«Nessuno può permettersi di dubitare dell’attività allevatoriale classica. I vegani sembrano ragionare con la parte del corpo più pregiata nel bovino e nel suino: quella posteriore». È la provocazione con cui Giampaolo Maloberti, presidente del consorzio di allevatori e macellai “La Carne Che Piace”, risponde ad alcune esternazioni rilasciate da attivisti vegani e animalisti sui media locali.

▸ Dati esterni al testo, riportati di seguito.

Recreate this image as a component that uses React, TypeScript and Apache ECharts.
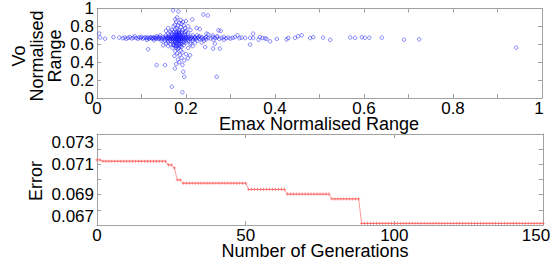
import React, { useEffect, useRef } from "react";
import * as echarts from "echarts";

// ---- Top plot: Emax normalised range vs Vo normalised range ----
const leftBand: number[][] = [
  [0.005, 0.72], [0.007, 0.675], [0.018, 0.663], [0.037, 0.68], [0.05, 0.675], [0.058, 0.668],
  [0.062, 0.676], [0.066, 0.662], [0.07, 0.672], [0.074, 0.68], [0.078, 0.666], [0.082, 0.674],
  [0.085, 0.69], [0.088, 0.67], [0.092, 0.662], [0.095, 0.678], [0.098, 0.67], [0.1, 0.684],
  [0.103, 0.664], [0.106, 0.672], [0.109, 0.678], [0.112, 0.668], [0.114, 0.676], [0.117, 0.662],
  [0.119, 0.672], [0.121, 0.68], [0.123, 0.668], [0.125, 0.674], [0.127, 0.664], [0.129, 0.678],
  [0.131, 0.67], [0.133, 0.662], [0.134, 0.69], [0.136, 0.675], [0.138, 0.665], [0.14, 0.68],
  [0.142, 0.7], [0.112, 0.65], [0.128, 0.645],
];

const corePoints: number[][] = [
  [0.16, 0.62], [0.17, 0.62], [0.175, 0.62], [0.18, 0.62], [0.185, 0.62], [0.19, 0.62], [0.195, 0.62], [0.2, 0.62], [0.21, 0.62],
  [0.145, 0.64], [0.152, 0.64], [0.16, 0.64], [0.165, 0.64], [0.17, 0.64], [0.175, 0.64], [0.18, 0.64], [0.185, 0.64], [0.19, 0.64],
  [0.195, 0.64], [0.2, 0.64], [0.205, 0.64], [0.215, 0.64], [0.225, 0.64],
  [0.14, 0.66], [0.146, 0.66], [0.152, 0.66], [0.158, 0.66], [0.163, 0.66], [0.168, 0.66], [0.172, 0.66], [0.176, 0.66], [0.18, 0.66],
  [0.184, 0.66], [0.188, 0.66], [0.192, 0.66], [0.197, 0.66], [0.202, 0.66], [0.208, 0.66], [0.215, 0.66], [0.222, 0.66], [0.23, 0.66], [0.238, 0.66],
  [0.143, 0.67], [0.15, 0.67], [0.156, 0.67], [0.161, 0.67], [0.166, 0.67], [0.17, 0.67], [0.174, 0.67], [0.178, 0.67], [0.182, 0.67],
  [0.186, 0.67], [0.19, 0.67], [0.194, 0.67], [0.199, 0.67], [0.205, 0.67], [0.211, 0.67], [0.218, 0.67], [0.226, 0.67], [0.234, 0.67],
  [0.242, 0.67], [0.25, 0.67],
  [0.148, 0.68], [0.154, 0.68], [0.16, 0.68], [0.165, 0.68], [0.17, 0.68], [0.174, 0.68], [0.178, 0.68], [0.182, 0.68], [0.186, 0.68],
  [0.19, 0.68], [0.195, 0.68], [0.2, 0.68], [0.206, 0.68], [0.213, 0.68], [0.22, 0.68], [0.228, 0.68], [0.236, 0.68], [0.245, 0.68],
  [0.155, 0.7], [0.162, 0.7], [0.168, 0.7], [0.173, 0.7], [0.178, 0.7], [0.183, 0.7], [0.188, 0.7], [0.193, 0.7], [0.198, 0.7],
  [0.205, 0.7], [0.215, 0.7], [0.225, 0.7],
  [0.16, 0.72], [0.168, 0.72], [0.175, 0.72], [0.18, 0.72], [0.185, 0.72], [0.19, 0.72], [0.197, 0.72], [0.205, 0.72],
  [0.165, 0.74], [0.172, 0.74], [0.178, 0.74], [0.184, 0.74], [0.19, 0.74], [0.198, 0.74],
  [0.172, 0.6], [0.178, 0.6], [0.184, 0.6], [0.19, 0.6], [0.175, 0.58], [0.181, 0.58], [0.187, 0.58],
  [0.178, 0.56], [0.184, 0.56], [0.176, 0.63], [0.182, 0.63], [0.188, 0.63], [0.179, 0.65], [0.185, 0.65],
  [0.176, 0.69], [0.182, 0.69], [0.188, 0.69], [0.179, 0.71], [0.185, 0.71], [0.178, 0.73], [0.184, 0.73],
  [0.17, 0.665], [0.18, 0.675], [0.19, 0.665], [0.2, 0.675], [0.21, 0.665], [0.16, 0.675], [0.22, 0.675],
];

const rightBand: number[][] = [
  [0.255, 0.665], [0.26, 0.68], [0.265, 0.67], [0.27, 0.675], [0.275, 0.66], [0.28, 0.672], [0.285, 0.68], [0.29, 0.668],
  [0.295, 0.675], [0.3, 0.665], [0.305, 0.672], [0.31, 0.68], [0.316, 0.7], [0.32, 0.668], [0.325, 0.675], [0.333, 0.67],
  [0.231, 0.77], [0.224, 0.781], [0.246, 0.719], [0.273, 0.756], [0.278, 0.75], [0.27, 0.69], [0.26, 0.7], [0.25, 0.71],
  [0.24, 0.64], [0.235, 0.62], [0.23, 0.69], [0.245, 0.655], [0.262, 0.65], [0.285, 0.65],
];

const sparseTail: number[][] = [
  [0.344, 0.672], [0.351, 0.719], [0.351, 0.67], [0.363, 0.652], [0.366, 0.68], [0.372, 0.67], [0.378, 0.667], [0.381, 0.66],
  [0.389, 0.633], [0.404, 0.66], [0.426, 0.655], [0.43, 0.67], [0.445, 0.672], [0.452, 0.69], [0.46, 0.7], [0.479, 0.67],
  [0.486, 0.68], [0.508, 0.675], [0.524, 0.65], [0.569, 0.676], [0.58, 0.672], [0.595, 0.678], [0.602, 0.672], [0.612, 0.674],
  [0.64, 0.674], [0.69, 0.652], [0.724, 0.656], [0.942, 0.563],
];

const upperSpike: number[][] = [
  [0.171, 0.978], [0.183, 0.967], [0.239, 0.933], [0.249, 0.922], [0.214, 0.878], [0.18, 0.9], [0.176, 0.88], [0.188, 0.87],
  [0.193, 0.85], [0.178, 0.85], [0.185, 0.84], [0.19, 0.83], [0.175, 0.82], [0.182, 0.81], [0.195, 0.81], [0.172, 0.8],
  [0.188, 0.79], [0.18, 0.78], [0.198, 0.78], [0.176, 0.77], [0.185, 0.76], [0.192, 0.76], [0.2, 0.75], [0.168, 0.76],
  [0.205, 0.8], [0.21, 0.76], [0.155, 0.75], [0.16, 0.78], [0.2, 0.86],
];

const lowerSpike: number[][] = [
  [0.165, 0.6], [0.172, 0.59], [0.178, 0.58], [0.185, 0.6], [0.19, 0.57], [0.195, 0.59], [0.17, 0.56], [0.182, 0.55],
  [0.188, 0.53], [0.176, 0.52], [0.192, 0.51], [0.18, 0.5], [0.186, 0.48], [0.2, 0.49], [0.174, 0.47], [0.19, 0.45],
  [0.182, 0.43], [0.196, 0.42], [0.185, 0.4], [0.178, 0.38], [0.192, 0.37], [0.175, 0.33], [0.194, 0.293], [0.196, 0.237],
  [0.168, 0.126], [0.192, 0.063], [0.134, 0.367], [0.153, 0.367], [0.115, 0.544], [0.149, 0.589], [0.209, 0.478],
  [0.204, 0.444], [0.243, 0.57], [0.261, 0.552], [0.276, 0.552], [0.265, 0.607], [0.344, 0.597], [0.269, 0.237],
  [0.155, 0.61], [0.16, 0.58], [0.205, 0.56], [0.21, 0.6], [0.215, 0.58], [0.22, 0.62],
];

// ---- Bottom plot: best error per generation, as [value, number of generations] runs ----
const errorRuns: number[][] = [
  [0.07129, 2], [0.07121, 22], [0.07096, 2], [0.07076, 1], [0.06997, 2], [0.06976, 22],
  [0.06935, 13], [0.06904, 15], [0.06872, 10], [0.06711, 62],
];

const FONT = "'Liberation Sans', Arial, sans-serif";
const GRAY = "#a0a0a0";
const PLUS = "path://M3,0H5V3H8V5H5V8H3V5H0V3H3Z";
const TICK_FS = 17;

function buildErrorData(): number[][] {
  const out: number[][] = [];
  let g = 0;
  for (const [v, n] of errorRuns) {
    for (let i = 0; i < n; i++) {
      out.push([g, v]);
      g++;
    }
  }
  return out;
}

function axisBase(gridIndex: number, position: string, min: number, max: number, interval: number, labels: any) {
  return {
    type: "value",
    gridIndex,
    position,
    min,
    max,
    interval,
    axisLine: { show: true, onZero: false, lineStyle: { color: GRAY, width: 1 } },
    axisTick: { show: true, inside: true, length: 4, lineStyle: { color: GRAY } },
    splitLine: { show: false },
    axisLabel: labels,
  };
}

export default function App() {
  const ref = useRef<HTMLDivElement>(null);
  useEffect(() => {
    if (!ref.current) return;
    const chart = echarts.init(ref.current, null, { renderer: "svg" });
    const lbl = {
      fontFamily: FONT, fontSize: TICK_FS, color: "#000",
      showMinLabel: true, showMaxLabel: true, hideOverlap: false,
    };
    const rich = (pad: number[]) => ({ r: { fontFamily: FONT, fontSize: TICK_FS, color: "#000", padding: pad } });
    const scatterData = [...leftBand, ...corePoints, ...rightBand, ...sparseTail, ...upperSpike, ...lowerSpike];
    chart.setOption({
      animation: false,
      backgroundColor: "#fff",
      grid: [
        { left: 97, top: 8, width: 445, height: 90 },
        { left: 97, top: 134, width: 446, height: 91 },
      ],
      xAxis: [
        axisBase(0, "bottom", 0, 1, 0.1, {
          ...lbl, margin: 2,
          formatter: (v: number) => {
            const k = Math.round(v * 10);
            if (k === 10) return "{r|1}";
            return k % 2 === 0 ? String(k / 10) : "";
          },
          rich: rich([0, 6, 0, 0]),
        }),
        axisBase(0, "top", 0, 1, 0.1, { show: false }),
        axisBase(1, "bottom", 0, 150, 50, {
          ...lbl, margin: 2,
          formatter: (v: number) => (v === 150 ? "{r|150}" : String(v)),
          rich: rich([0, 14, 0, 0]),
        }),
        axisBase(1, "top", 0, 150, 50, { show: false }),
      ],
      yAxis: [
        axisBase(0, "left", 0, 1, 0.2, {
          ...lbl, margin: 3,
          formatter: (v: number) => String(Math.round(v * 10) / 10),
        }),
        axisBase(0, "right", 0, 1, 0.2, { show: false }),
        axisBase(1, "left", 0.067, 0.073, 0.001, {
          ...lbl, margin: 3,
          verticalAlignMinLabel: "bottom",
          verticalAlignMaxLabel: "top",
          formatter: (v: number) => { const k = Math.round(v * 1000); return k % 2 === 1 ? (k / 1000).toFixed(3) : ""; },
        }),
        axisBase(1, "right", 0.067, 0.073, 0.001, { show: false }),
      ],
      series: [
        {
          type: "scatter",
          xAxisIndex: 0,
          yAxisIndex: 0,
          data: scatterData,
          symbol: "circle",
          symbolSize: 3.5,
          itemStyle: { color: "rgba(0,0,0,0)", borderColor: "#1a1aff", borderWidth: 0.65 },
        },
        {
          type: "line",
          xAxisIndex: 2,
          yAxisIndex: 2,
          data: buildErrorData(),
          symbol: PLUS,
          symbolSize: 3,
          showSymbol: true,
          showAllSymbol: true,
          lineStyle: { color: "#ff7070", width: 0.7 },
          itemStyle: { color: "#ff6060" },
        },
      ],
      graphic: [
        {
          type: "text", x: 37, y: 56, rotation: Math.PI / 2,
          style: { text: "Vo\nNormalised\nRange", fontFamily: FONT, fontSize: 18, lineHeight: 18, fill: "#000", align: "center", verticalAlign: "middle" },
        },
        {
          type: "text", x: 319, y: 123.5,
          style: { text: "Emax Normalised Range", fontFamily: FONT, fontSize: 18, lineHeight: 12, fill: "#000", align: "center", verticalAlign: "middle" },
        },
        {
          type: "text", x: 36, y: 181, rotation: Math.PI / 2,
          style: { text: "Error", fontFamily: FONT, fontSize: 18, fill: "#000", align: "center", verticalAlign: "middle" },
        },
        {
          type: "text", x: 315, y: 251,
          style: { text: "Number of Generations", fontFamily: FONT, fontSize: 18, lineHeight: 12, fill: "#000", align: "center", verticalAlign: "middle" },
        },
      ],
    });
    return () => chart.dispose();
  }, []);
  return <div ref={ref} style={{ position: "absolute", left: 0, top: 0, width: 554, height: 264 }} />;
}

«La tradizione zootecnica e il conseguente indotto generato per molte famiglie del territorio», esordisce Maloberti, «non possono essere compromessi da deliri vegani, come l’idea di abolire e riconvertire gli allevamenti in orti sinergici, agricolture biologiche o permacoltura in quanto sarebbero fonte di immoralità. Una certa stampa partigiana sta cercando di trasmettere il messaggio che le carni rosse sarebbero cancerogene: non a caso, i toni allarmistici sul consumo di carne – compresi quelli farneticanti dell’Oms – hanno tentato di spianare la strada alla liberalizzazione dei novel food, cioè scarafaggi, bruchi, cavallette e altri insetti commerciabili sulle tavole degli italiani e sugli scaffali dei supermercati. Un ricercatore universitario locale, nei mesi scorsi, ha addirittura suggerito di gravare il settore zootecnico con una fiscalità pesante. Anche le rappresentanze istituzionali, in alcuni frangenti, hanno condannato gli allevamenti. E gli animalisti vorrebbero impedire la costruzione di nuove dighe per tutelare la fauna, ignorando la siccità che imperversa nelle stagioni calde. Siamo in una situazione folle, in cui rischiano di smarrirsi i capisaldi della nostra provincia, frutto del lavoro sapiente, costante e passionale di numerose generazioni».
«Mentre gli animalisti accusano gli allevamenti di inquinare il pianeta, diano un’occhiata all’impatto che stanno avendo sulle popolazioni locali i nuovi ingredienti tanto di moda nella dieta vegana: per la soia ogni anno viene raso al suolo il 3% della foresta pluviale Argentina; la coltivazione intensiva di quinoa, che avviene nei due Paesi più poveri del Sud America – Perù e Bolivia –, sta peggiorando l’esistenza degli abitanti autoctoni. Nei periodi di carestia del passato, invece», conclude Maloberti, «il maiale ha saputo sfamare famiglie intere. E con orgoglio, Piacenza è l’unica provincia a fregiarsi di tre salumi DOP».